Data provided:
******************************

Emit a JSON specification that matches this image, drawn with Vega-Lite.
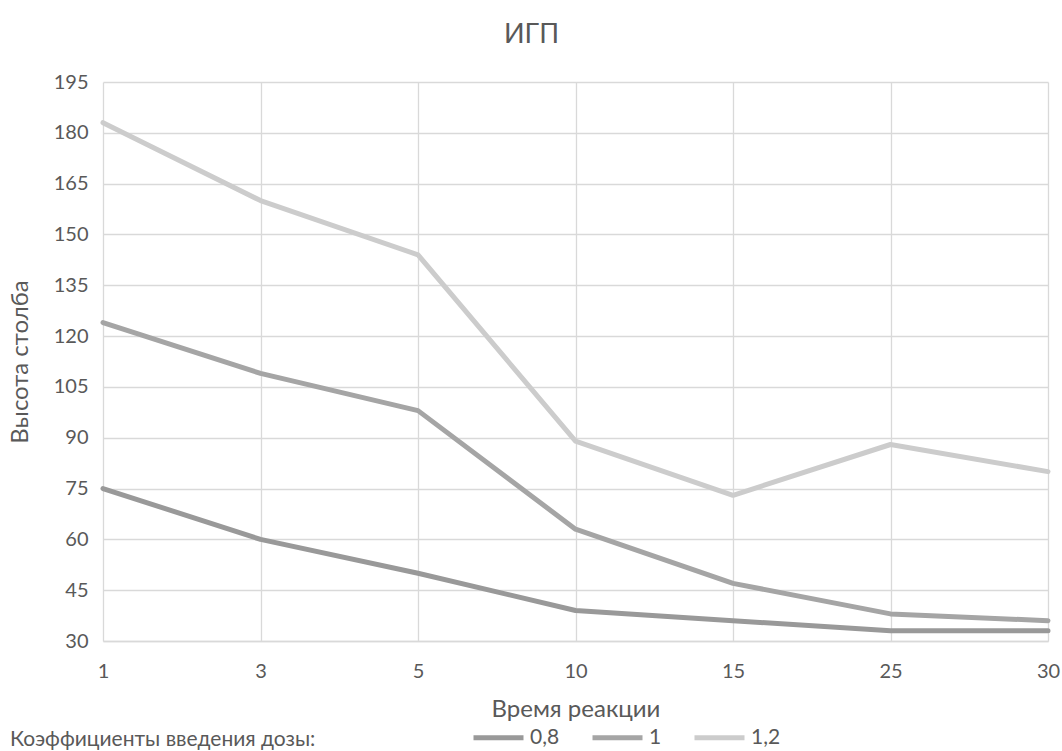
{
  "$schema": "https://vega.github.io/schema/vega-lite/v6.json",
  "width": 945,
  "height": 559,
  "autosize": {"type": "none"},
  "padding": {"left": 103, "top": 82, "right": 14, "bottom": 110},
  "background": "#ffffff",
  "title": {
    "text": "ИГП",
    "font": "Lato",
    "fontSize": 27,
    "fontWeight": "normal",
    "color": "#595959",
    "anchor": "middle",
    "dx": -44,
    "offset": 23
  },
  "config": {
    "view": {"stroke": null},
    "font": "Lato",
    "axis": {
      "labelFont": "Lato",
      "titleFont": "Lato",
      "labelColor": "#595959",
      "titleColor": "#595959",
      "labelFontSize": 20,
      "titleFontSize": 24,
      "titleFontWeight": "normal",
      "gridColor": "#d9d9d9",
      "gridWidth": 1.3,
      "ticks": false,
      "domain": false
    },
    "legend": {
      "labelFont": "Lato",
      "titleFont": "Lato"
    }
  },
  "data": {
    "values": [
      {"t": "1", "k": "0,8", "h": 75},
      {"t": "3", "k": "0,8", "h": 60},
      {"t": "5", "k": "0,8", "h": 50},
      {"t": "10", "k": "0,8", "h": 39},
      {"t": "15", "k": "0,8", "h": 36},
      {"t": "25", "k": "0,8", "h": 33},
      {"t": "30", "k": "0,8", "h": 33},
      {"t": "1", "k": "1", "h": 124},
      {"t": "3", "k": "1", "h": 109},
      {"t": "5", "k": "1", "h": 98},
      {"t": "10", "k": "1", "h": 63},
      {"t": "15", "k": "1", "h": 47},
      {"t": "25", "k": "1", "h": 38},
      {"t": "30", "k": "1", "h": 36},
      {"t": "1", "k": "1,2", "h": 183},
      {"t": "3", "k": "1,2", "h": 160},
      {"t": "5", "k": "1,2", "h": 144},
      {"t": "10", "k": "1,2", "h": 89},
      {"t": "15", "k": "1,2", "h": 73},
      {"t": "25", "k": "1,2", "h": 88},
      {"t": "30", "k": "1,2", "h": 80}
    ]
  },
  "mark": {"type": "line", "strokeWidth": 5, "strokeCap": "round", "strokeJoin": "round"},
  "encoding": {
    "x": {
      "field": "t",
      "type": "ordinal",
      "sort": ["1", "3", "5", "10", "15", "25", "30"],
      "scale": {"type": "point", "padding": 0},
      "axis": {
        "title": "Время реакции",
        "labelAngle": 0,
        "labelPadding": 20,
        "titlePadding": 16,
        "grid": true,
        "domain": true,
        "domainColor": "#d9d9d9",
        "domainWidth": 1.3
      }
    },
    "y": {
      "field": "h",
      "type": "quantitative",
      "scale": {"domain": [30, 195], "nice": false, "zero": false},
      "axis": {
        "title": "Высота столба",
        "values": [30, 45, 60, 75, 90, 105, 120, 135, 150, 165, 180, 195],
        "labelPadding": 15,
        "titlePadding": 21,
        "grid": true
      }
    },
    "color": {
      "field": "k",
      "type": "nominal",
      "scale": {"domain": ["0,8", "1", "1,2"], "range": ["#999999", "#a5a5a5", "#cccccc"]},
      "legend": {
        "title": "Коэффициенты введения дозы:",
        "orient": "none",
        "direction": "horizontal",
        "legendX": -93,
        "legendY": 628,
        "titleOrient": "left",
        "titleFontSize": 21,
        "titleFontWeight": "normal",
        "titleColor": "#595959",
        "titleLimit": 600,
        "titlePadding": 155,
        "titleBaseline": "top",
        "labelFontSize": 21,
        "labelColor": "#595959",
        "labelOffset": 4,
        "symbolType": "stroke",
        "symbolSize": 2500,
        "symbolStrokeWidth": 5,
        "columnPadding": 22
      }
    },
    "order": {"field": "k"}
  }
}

******************************

Aim of the task: The listing above needs to be output again exactly. Don't include the pictures.

Solution to the exercise:
Emit a JSON specification that matches this image, drawn with Vega-Lite.
{
  "$schema": "https://vega.github.io/schema/vega-lite/v6.json",
  "width": 945,
  "height": 559,
  "autosize": {"type": "none"},
  "padding": {"left": 103, "top": 82, "right": 14, "bottom": 110},
  "background": "#ffffff",
  "title": {
    "text": "ИГП",
    "font": "Lato",
    "fontSize": 27,
    "fontWeight": "normal",
    "color": "#595959",
    "anchor": "middle",
    "dx": -44,
    "offset": 23
  },
  "config": {
    "view": {"stroke": null},
    "font": "Lato",
    "axis": {
      "labelFont": "Lato",
      "titleFont": "Lato",
      "labelColor": "#595959",
      "titleColor": "#595959",
      "labelFontSize": 20,
      "titleFontSize": 24,
      "titleFontWeight": "normal",
      "gridColor": "#d9d9d9",
      "gridWidth": 1.3,
      "ticks": false,
      "domain": false
    },
    "legend": {
      "labelFont": "Lato",
      "titleFont": "Lato"
    }
  },
  "data": {
    "values": [
      {"t": "1", "k": "0,8", "h": 75},
      {"t": "3", "k": "0,8", "h": 60},
      {"t": "5", "k": "0,8", "h": 50},
      {"t": "10", "k": "0,8", "h": 39},
      {"t": "15", "k": "0,8", "h": 36},
      {"t": "25", "k": "0,8", "h": 33},
      {"t": "30", "k": "0,8", "h": 33},
      {"t": "1", "k": "1", "h": 124},
      {"t": "3", "k": "1", "h": 109},
      {"t": "5", "k": "1", "h": 98},
      {"t": "10", "k": "1", "h": 63},
      {"t": "15", "k": "1", "h": 47},
      {"t": "25", "k": "1", "h": 38},
      {"t": "30", "k": "1", "h": 36},
      {"t": "1", "k": "1,2", "h": 183},
      {"t": "3", "k": "1,2", "h": 160},
      {"t": "5", "k": "1,2", "h": 144},
      {"t": "10", "k": "1,2", "h": 89},
      {"t": "15", "k": "1,2", "h": 73},
      {"t": "25", "k": "1,2", "h": 88},
      {"t": "30", "k": "1,2", "h": 80}
    ]
  },
  "mark": {"type": "line", "strokeWidth": 5, "strokeCap": "round", "strokeJoin": "round"},
  "encoding": {
    "x": {
      "field": "t",
      "type": "ordinal",
      "sort": ["1", "3", "5", "10", "15", "25", "30"],
      "scale": {"type": "point", "padding": 0},
      "axis": {
        "title": "Время реакции",
        "labelAngle": 0,
        "labelPadding": 20,
        "titlePadding": 16,
        "grid": true,
        "domain": true,
        "domainColor": "#d9d9d9",
        "domainWidth": 1.3
      }
    },
    "y": {
      "field": "h",
      "type": "quantitative",
      "scale": {"domain": [30, 195], "nice": false, "zero": false},
      "axis": {
        "title": "Высота столба",
        "values": [30, 45, 60, 75, 90, 105, 120, 135, 150, 165, 180, 195],
        "labelPadding": 15,
        "titlePadding": 21,
        "grid": true
      }
    },
    "color": {
      "field": "k",
      "type": "nominal",
      "scale": {"domain": ["0,8", "1", "1,2"], "range": ["#999999", "#a5a5a5", "#cccccc"]},
      "legend": {
        "title": "Коэффициенты введения дозы:",
        "orient": "none",
        "direction": "horizontal",
        "legendX": -93,
        "legendY": 628,
        "titleOrient": "left",
        "titleFontSize": 21,
        "titleFontWeight": "normal",
        "titleColor": "#595959",
        "titleLimit": 600,
        "titlePadding": 155,
        "titleBaseline": "top",
        "labelFontSize": 21,
        "labelColor": "#595959",
        "labelOffset": 4,
        "symbolType": "stroke",
        "symbolSize": 2500,
        "symbolStrokeWidth": 5,
        "columnPadding": 22
      }
    },
    "order": {"field": "k"}
  }
}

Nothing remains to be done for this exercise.